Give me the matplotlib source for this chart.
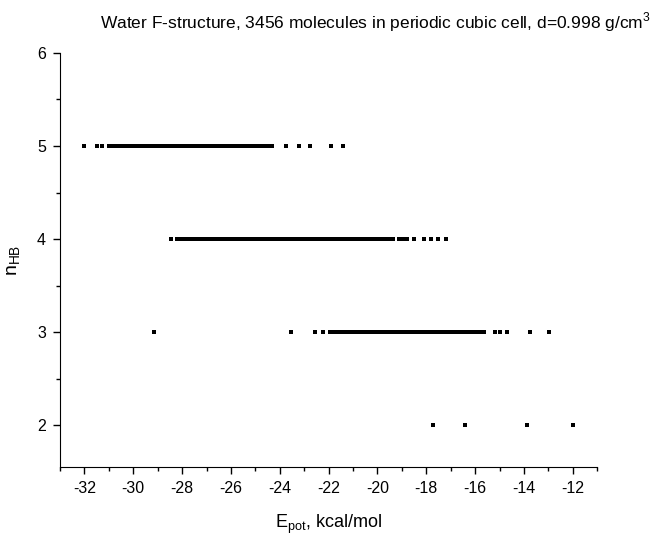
import numpy as np
import matplotlib
matplotlib.use("Agg")
import matplotlib.pyplot as plt
from matplotlib.ticker import MultipleLocator

plt.rcParams["font.family"] = ["Liberation Sans", "DejaVu Sans"]
plt.rcParams["axes.unicode_minus"] = False

# potential energy (kcal/mol) of molecules, grouped by number of H-bonds
e_n5 = [-32.0, -31.5, -31.27,
        -31.0, -30.9, -30.8, -30.7, -30.6, -30.5, -30.4, -30.3, -30.2, -30.1,
        -30.0, -29.9, -29.8, -29.7, -29.6, -29.5, -29.4, -29.3, -29.2, -29.1,
        -29.0, -28.9, -28.8, -28.7, -28.6, -28.5, -28.4, -28.3, -28.2, -28.1,
        -28.0, -27.9, -27.8, -27.7, -27.6, -27.5, -27.4, -27.3, -27.2, -27.1,
        -27.0, -26.9, -26.8, -26.7, -26.6, -26.5, -26.4, -26.3, -26.2, -26.1,
        -26.0, -25.9, -25.8, -25.7, -25.6, -25.5, -25.4, -25.3, -25.2, -25.1,
        -25.0, -24.9, -24.8, -24.7, -24.6, -24.5,
        -24.3, -23.73, -23.2, -22.78, -21.9, -21.4]
e_n4 = [-28.45, -28.2,
        -28.05, -27.95, -27.85, -27.75, -27.65, -27.55, -27.45, -27.35, -27.25, -27.15,
        -27.05, -26.95, -26.85, -26.75, -26.65, -26.55, -26.45, -26.35, -26.25, -26.15,
        -26.05, -25.95, -25.85, -25.75, -25.65, -25.55, -25.45, -25.35, -25.25, -25.15,
        -25.05, -24.95, -24.85, -24.75, -24.65, -24.55, -24.45, -24.35, -24.25, -24.15,
        -24.05, -23.95, -23.85, -23.75, -23.65, -23.55, -23.45, -23.35, -23.25, -23.15,
        -23.05, -22.95, -22.85, -22.75, -22.65, -22.55, -22.45, -22.35, -22.25, -22.15,
        -22.05, -21.95, -21.85, -21.75, -21.65, -21.55, -21.45, -21.35, -21.25, -21.15,
        -21.05, -20.95, -20.85, -20.75, -20.65, -20.55, -20.45, -20.35, -20.25, -20.15,
        -20.05, -19.95, -19.85, -19.75, -19.65, -19.55, -19.45, -19.35,
        -19.1, -18.95, -18.8, -18.5, -18.1, -17.8, -17.5, -17.2]
e_n3 = [-29.13, -23.53, -22.55, -22.25,
        -21.95, -21.85, -21.75, -21.65, -21.55, -21.45, -21.35, -21.25, -21.15,
        -21.05, -20.95, -20.85, -20.75, -20.65, -20.55, -20.45, -20.35, -20.25, -20.15,
        -20.05, -19.95, -19.85, -19.75, -19.65, -19.55, -19.45, -19.35, -19.25, -19.15,
        -19.05, -18.95, -18.85, -18.75, -18.65, -18.55, -18.45, -18.35, -18.25, -18.15,
        -18.05, -17.95, -17.85, -17.75, -17.65, -17.55, -17.45, -17.35, -17.25, -17.15,
        -17.05, -16.95, -16.85, -16.75, -16.65, -16.55, -16.45, -16.35, -16.25, -16.15,
        -16.05, -15.95, -15.85, -15.75, -15.65,
        -15.2, -15.0, -14.7, -13.76, -12.97]
e_n2 = [-17.74, -16.43, -13.89, -12.0]

groups = [(5, e_n5), (4, e_n4), (3, e_n3), (2, e_n2)]

fig = plt.figure(figsize=(6.52, 5.35), dpi=100)
ax = fig.add_axes([0.092, 0.127, 0.824, 0.774])

for n, e in groups:
    ax.plot(e, [n] * len(e), "s", color="black", markersize=3.5,
            markeredgewidth=0, linestyle="none")

ax.set_xlim(-33, -11)
ax.set_ylim(1.55, 6)
ax.xaxis.set_minor_locator(MultipleLocator(1))
ax.yaxis.set_minor_locator(MultipleLocator(0.5))
ax.set_xticks(np.arange(-32, -11, 2))
ax.set_yticks([2, 3, 4, 5, 6])

for side in ["top", "right"]:
    ax.spines[side].set_visible(False)

ax.tick_params(which="major", direction="out", length=5, width=1, labelsize=11.5, pad=5)
ax.tick_params(which="minor", direction="out", length=3, width=1)

ax.set_xlabel("E$_{\\mathregular{pot}}$, kcal/mol", fontsize=13, labelpad=12)
ax.set_ylabel("n$_{\\mathregular{HB}}$", fontsize=14, labelpad=10)

fig.text(0.153, 0.958, "Water F-structure, 3456 molecules in periodic cubic cell, d=0.998 g/cm$^{\\mathregular{3}}$",
         fontsize=12.5, ha="left", va="center")

fig.savefig("out.png", dpi=100)
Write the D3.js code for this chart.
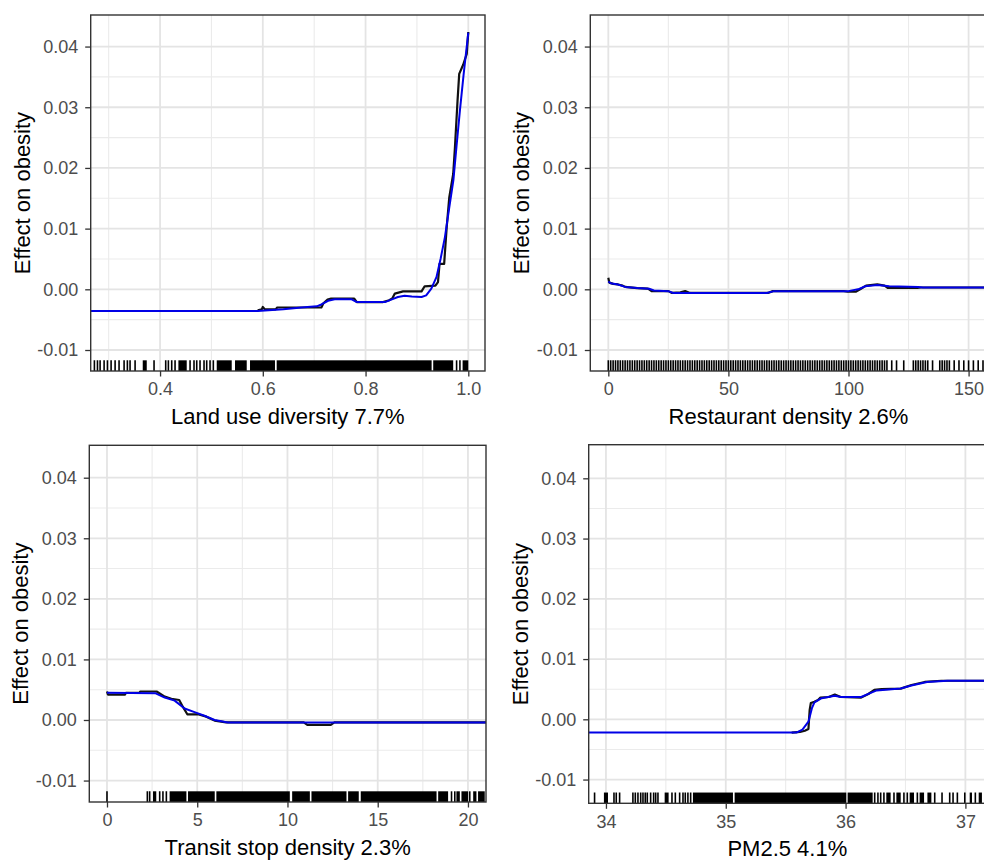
<!DOCTYPE html>
<html>
<head>
<meta charset="utf-8">
<script src="https://cdn.jsdelivr.net/npm/d3@7"></script>
<style>
  html, body { margin: 0; padding: 0; background: #ffffff; }
  svg { display: block; font-family: "Liberation Sans", Arial, sans-serif; }
</style>
</head>
<body>
<svg id="chart" width="984" height="860"></svg>
<script>
// ---- Partial dependence of obesity on four built-environment variables ----

const yTickValues = [-0.01, 0, 0.01, 0.02, 0.03, 0.04];
const yMinorValues = [-0.005, 0.005, 0.015, 0.025, 0.035];
const yTitle = "Effect on obesity";

// Land use diversity
const landUseTitle = "Land use diversity 7.7%";
const landUseTicks = [0.4, 0.6, 0.8, 1.0];
const landUseMinor = [0.3, 0.5, 0.7, 0.9];
const landUsePdp = [
  [0.590, -0.00346], [0.598, -0.00330], [0.600, -0.00290], [0.604, -0.00330],
  [0.625, -0.00330], [0.628, -0.00300], [0.690, -0.00300], [0.714, -0.00300],
  [0.718, -0.00230], [0.726, -0.00170], [0.733, -0.00153], [0.778, -0.00153],
  [0.783, -0.00210], [0.834, -0.00210], [0.846, -0.00180], [0.852, -0.00150],
  [0.857, -0.00070], [0.873, -0.00035], [0.909, -0.00035], [0.915, 0.00050],
  [0.936, 0.00060], [0.941, 0.00120], [0.944, 0.00420], [0.953, 0.00420],
  [0.958, 0.01030], [0.963, 0.01520], [0.9706, 0.01900], [0.974, 0.02340],
  [0.979, 0.03100], [0.9823, 0.03550], [0.990, 0.03700], [0.997, 0.03880],
  [1.000, 0.04240]
];
const landUseSmooth = [
  [0.265, -0.00357], [0.590, -0.00357], [0.640, -0.00330], [0.675, -0.00300],
  [0.705, -0.00280], [0.714, -0.00250], [0.727, -0.00190], [0.740, -0.00165],
  [0.773, -0.00165], [0.783, -0.00210], [0.838, -0.00210], [0.850, -0.00170],
  [0.863, -0.00127], [0.876, -0.00105], [0.890, -0.00120], [0.909, -0.00127],
  [0.918, -0.00100], [0.928, 0.00010], [0.938, 0.00200], [0.946, 0.00500],
  [0.9545, 0.00860], [0.963, 0.01350], [0.971, 0.01800], [0.977, 0.02350],
  [0.9837, 0.02950], [0.991, 0.03550], [1.000, 0.04230]
];
const landUseRug = [
  0.2722, 0.2782, 0.2833, 0.2911, 0.2976, 0.3047, 0.3125, 0.3202, 0.3300,
  0.3364, 0.3416, 0.3514, 0.3883, 0.4110, 0.4162, 0.4227, 0.4292, 0.4584,
  0.4661, 0.4714, 0.4778, 0.4856, 0.4908, 0.4973, 0.5037, 0.9772, 0.9837
];
const landUseRugBands = [
  [0.3663, 0.3741], [0.4357, 0.4519], [0.5103, 0.5395], [0.5459, 0.5687],
  [0.5751, 0.6237], [0.6270, 0.9286], [0.9317, 0.9706], [0.9889, 1.0000]
];

// Restaurant density
const restaurantTitle = "Restaurant density 2.6%";
const restaurantTicks = [0, 50, 100, 150];
const restaurantMinor = [25, 75, 125];
const restaurantPdp = [
  [0, 0.0019], [0.4, 0.0011], [2, 0.0009], [4, 0.0008], [6, 0.0006], [7, 0.0004],
  [12, 0.0002], [16.5, 0.0001], [18, -0.0003], [25, -0.0003], [26.5, -0.0006],
  [30, -0.0005], [32, -0.0003], [34, -0.0006], [66.4, -0.0006], [68.5, -0.0003],
  [98, -0.0003], [99.7, -0.0004], [103, -0.0004], [105.2, 0.0001], [107.3, 0.0006],
  [112, 0.0008], [115, 0.0006], [116.3, 0.00025], [128.7, 0.00025], [130.2, 0.0003],
  [157.5, 0.0003]
];
const restaurantSmooth = [
  [0, 0.0013], [1, 0.0010], [4, 0.0008], [7, 0.0004], [12, 0.0002], [17, 0.0001],
  [19, -0.0002], [25, -0.0003], [27, -0.0006], [66, -0.0006], [69, -0.0003],
  [100, -0.0003], [104, 0.0000], [107, 0.0005], [112, 0.0007], [117, 0.0005],
  [129, 0.0004], [131, 0.0003], [157.5, 0.0003]
];
const restaurantRug = [
  0, 1, 2, 3, 4, 5, 6, 7, 8, 9, 10, 11, 12, 13, 14, 15, 16, 17, 18, 19,
  20, 21, 22, 23, 24, 25, 26, 27, 28, 29, 30, 31, 32, 33, 34, 35, 36, 37, 38, 39,
  40, 41, 42, 43, 44, 45, 46, 47, 48, 49, 50, 51, 52, 53, 54, 55, 56, 57, 58, 59,
  60, 61, 62, 63, 64, 65, 66, 67, 68, 69, 70, 71, 72, 73, 74, 75, 76, 77, 78, 79,
  80, 81, 82, 83, 84, 85, 86, 87, 88, 89, 90, 91, 92, 93, 94, 95, 96, 97, 98, 99,
  100, 101, 102, 103, 104, 105, 106, 107, 108, 109, 110, 111, 112, 113, 114, 115, 116,
  118, 120, 123, 127, 128, 129, 130, 131, 132, 133, 135, 138, 139, 140, 141, 142, 144,
  146, 148, 150, 152, 154, 156
];
const restaurantRugBands = [];

// Transit stop density
const transitTitle = "Transit stop density 2.3%";
const transitTicks = [0, 5, 10, 15, 20];
const transitMinor = [2.5, 7.5, 12.5, 17.5];
const transitPdp = [
  [0, 0.0047], [0.05, 0.0042], [1.0, 0.0042], [1.05, 0.0045], [1.8, 0.0045],
  [1.85, 0.0047], [2.75, 0.0047], [3.2, 0.00385], [3.57, 0.0035], [4.0, 0.0033],
  [4.2, 0.0022], [4.45, 0.00094], [5.04, 0.00094], [5.5, 0.00055], [5.96, -0.0001],
  [6.6, -0.0004], [10.9, -0.0004], [11.1, -0.0008], [12.4, -0.0008], [12.6, -0.0004],
  [21.0, -0.0004]
];
const transitSmooth = [
  [0, 0.0045], [2.7, 0.0044], [3.2, 0.0037], [3.75, 0.0032], [4.3, 0.0019],
  [4.85, 0.0013], [5.4, 0.0007], [5.96, 0.0000], [6.7, -0.0004], [21.0, -0.0004]
];
const transitRug = [0, 2.236, 2.365, 2.92, 3.10, 3.29, 19.09, 19.27, 20.10];
const transitRugBands = [
  [2.55, 2.73], [3.47, 4.40], [4.49, 5.97], [6.06, 10.13], [10.26, 11.24],
  [11.33, 13.27], [13.36, 13.95], [14.06, 18.26], [18.35, 18.90], [19.36, 19.55],
  [19.64, 20.01], [20.29, 20.47], [20.56, 20.93]
];

// PM2.5
const pmTitle = "PM2.5 4.1%";
const pmTicks = [34, 35, 36, 37];
const pmMinor = [34.5, 35.5, 36.5];
const pmPdp = [
  [35.55, -0.0022], [35.62, -0.0021], [35.66, -0.0019], [35.69, -0.0016],
  [35.70, 0.0015], [35.71, 0.0027], [35.74, 0.0029], [35.77, 0.0032],
  [35.79, 0.0036], [35.86, 0.0037], [35.91, 0.0041], [35.96, 0.0037],
  [36.13, 0.0036], [36.19, 0.0042], [36.24, 0.0049], [36.30, 0.0050],
  [36.46, 0.0051], [36.55, 0.0057], [36.66, 0.0062], [36.80, 0.0064], [37.17, 0.0064]
];
const pmSmooth = [
  [33.856, -0.0022], [35.59, -0.0022], [35.64, -0.0017], [35.69, -0.0004],
  [35.72, 0.0019], [35.74, 0.0028], [35.80, 0.0035], [35.91, 0.0039],
  [35.96, 0.0037], [36.13, 0.0037], [36.20, 0.0043], [36.26, 0.0048],
  [36.46, 0.0051], [36.55, 0.0056], [36.68, 0.0062], [36.85, 0.0064], [37.17, 0.0064]
];
const pmRug = [
  33.905, 34.067, 34.086, 34.114, 34.225, 34.245, 34.267, 34.290, 34.309, 34.328,
  34.345, 34.373, 34.398, 34.415, 34.434, 34.551, 34.579, 34.615, 34.643, 34.662,
  34.684, 34.707, 36.243, 36.270, 36.293, 36.320, 36.404, 36.487, 36.515, 36.599,
  36.744, 36.805, 36.869, 36.897, 36.933, 36.995, 37.083
];
const pmRugBands = [
  [33.983, 34.017], [34.490, 34.523], [34.726, 35.060], [35.074, 36.006],
  [36.017, 36.226], [36.340, 36.376], [36.424, 36.460], [36.535, 36.571],
  [36.618, 36.655], [36.683, 36.716], [37.036, 37.055], [37.111, 37.138]
];

// ---- layout of the four panels ----
const panels = [
  { id: "p1", box: [90.7, 15, 485, 371], xDomain: [0.265, 1.0325], yDomain: [-0.01346, 0.0452],
    xTicks: landUseTicks, xMinor: landUseMinor, xFormat: d3.format(".1f"), title: landUseTitle,
    pdp: landUsePdp, smooth: landUseSmooth, rug: landUseRug, bands: landUseRugBands },
  { id: "p2", box: [590.3, 15, 986.6, 371], xDomain: [-7.5, 157.5], yDomain: [-0.01346, 0.0452],
    xTicks: restaurantTicks, xMinor: restaurantMinor, xFormat: d3.format("d"), title: restaurantTitle,
    pdp: restaurantPdp, smooth: restaurantSmooth, rug: restaurantRug, bands: restaurantRugBands },
  { id: "p3", box: [89.3, 445.3, 486, 802], xDomain: [-0.98, 21.0], yDomain: [-0.01354, 0.04535],
    xTicks: transitTicks, xMinor: transitMinor, xFormat: d3.format("d"), title: transitTitle,
    pdp: transitPdp, smooth: transitSmooth, rug: transitRug, bands: transitRugBands },
  { id: "p4", box: [588.7, 444.7, 986, 803.3], xDomain: [33.856, 37.172], yDomain: [-0.01394, 0.04558],
    xTicks: pmTicks, xMinor: pmMinor, xFormat: d3.format("d"), title: pmTitle,
    pdp: pmPdp, smooth: pmSmooth, rug: pmRug, bands: pmRugBands }
];

const svg = d3.select("#chart");
const defs = svg.append("defs");
// plain hyphen-minus for negative tick labels
const yFormat = v => d3.format(".2f")(v).replace("\u2212", "-");

panels.forEach(p => {
  const [x0, y0, x1, y1] = p.box;
  const x = d3.scaleLinear().domain(p.xDomain).range([x0, x1]);
  const y = d3.scaleLinear().domain(p.yDomain).range([y1, y0]);
  const g = svg.append("g");

  defs.append("clipPath").attr("id", "clip-" + p.id)
    .append("rect").attr("x", x0).attr("y", y0).attr("width", x1 - x0).attr("height", y1 - y0);

  // grid: minor first, then major
  const grid = g.append("g");
  grid.selectAll(".xminor").data(p.xMinor).join("line")
    .attr("x1", d => x(d)).attr("x2", d => x(d)).attr("y1", y0).attr("y2", y1)
    .attr("stroke", "#ebebeb").attr("stroke-width", 1.1);
  grid.selectAll(".yminor").data(yMinorValues).join("line")
    .attr("y1", d => y(d)).attr("y2", d => y(d)).attr("x1", x0).attr("x2", x1)
    .attr("stroke", "#ebebeb").attr("stroke-width", 1.1);
  grid.selectAll(".xmajor").data(p.xTicks).join("line")
    .attr("x1", d => x(d)).attr("x2", d => x(d)).attr("y1", y0).attr("y2", y1)
    .attr("stroke", "#e4e4e4").attr("stroke-width", 1.8);
  grid.selectAll(".ymajor").data(yTickValues).join("line")
    .attr("y1", d => y(d)).attr("y2", d => y(d)).attr("x1", x0).attr("x2", x1)
    .attr("stroke", "#e4e4e4").attr("stroke-width", 1.8);

  const plot = g.append("g").attr("clip-path", "url(#clip-" + p.id + ")");

  // rug along the bottom of the panel
  const rugLen = (y1 - y0) * 0.03;
  plot.append("g").selectAll("rect").data(p.bands).join("rect")
    .attr("x", d => x(d[0])).attr("width", d => Math.max(1.6, x(d[1]) - x(d[0])))
    .attr("y", y1 - rugLen).attr("height", rugLen).attr("fill", "#000");
  plot.append("g").selectAll("line").data(p.rug).join("line")
    .attr("x1", d => x(d)).attr("x2", d => x(d)).attr("y1", y1 - rugLen).attr("y2", y1)
    .attr("stroke", "#000").attr("stroke-width", 1.6);

  const line = d3.line().x(d => x(d[0])).y(d => y(d[1]));
  plot.append("path").datum(p.pdp).attr("d", line)
    .attr("fill", "none").attr("stroke", "#111").attr("stroke-width", 2.2)
    .attr("stroke-linejoin", "round");
  plot.append("path").datum(p.smooth).attr("d", line)
    .attr("fill", "none").attr("stroke", "#0000e6").attr("stroke-width", 2)
    .attr("stroke-linejoin", "round");

  // axes
  const xAxis = d3.axisBottom(x).tickValues(p.xTicks).tickFormat(p.xFormat)
    .tickSizeInner(5.5).tickSizeOuter(0).tickPadding(6);
  const gx = g.append("g").attr("transform", `translate(0,${y1})`).call(xAxis);
  const yAxis = d3.axisLeft(y).tickValues(yTickValues).tickFormat(yFormat)
    .tickSizeInner(5.5).tickSizeOuter(0).tickPadding(7);
  const gy = g.append("g").attr("transform", `translate(${x0},0)`).call(yAxis);
  [gx, gy].forEach(ax => {
    ax.select(".domain").remove();
    ax.selectAll(".tick line").attr("stroke", "#333").attr("stroke-width", 1.3);
    ax.selectAll(".tick text").attr("fill", "#4d4d4d")
      .style("font-size", "18px").style("font-family", '"Liberation Sans", Arial, sans-serif');
  });

  // panel border
  g.append("rect").attr("x", x0).attr("y", y0).attr("width", x1 - x0).attr("height", y1 - y0)
    .attr("fill", "none").attr("stroke", "#333").attr("stroke-width", 1.4);

  // axis titles
  g.append("text").attr("x", (x0 + x1) / 2).attr("y", y1 + 52.5)
    .attr("text-anchor", "middle").attr("fill", "#000").style("font-size", "22px")
    .text(p.title);
  g.append("text")
    .attr("transform", `translate(${x0 - 61},${(y0 + y1) / 2}) rotate(-90)`)
    .attr("text-anchor", "middle").attr("fill", "#000").style("font-size", "22px")
    .text(yTitle);
});
</script>
</body>
</html>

_ _ _ _ _ _ _

The task. Count how many lines of the listing above include "chart" and report that number alone.

Output. 4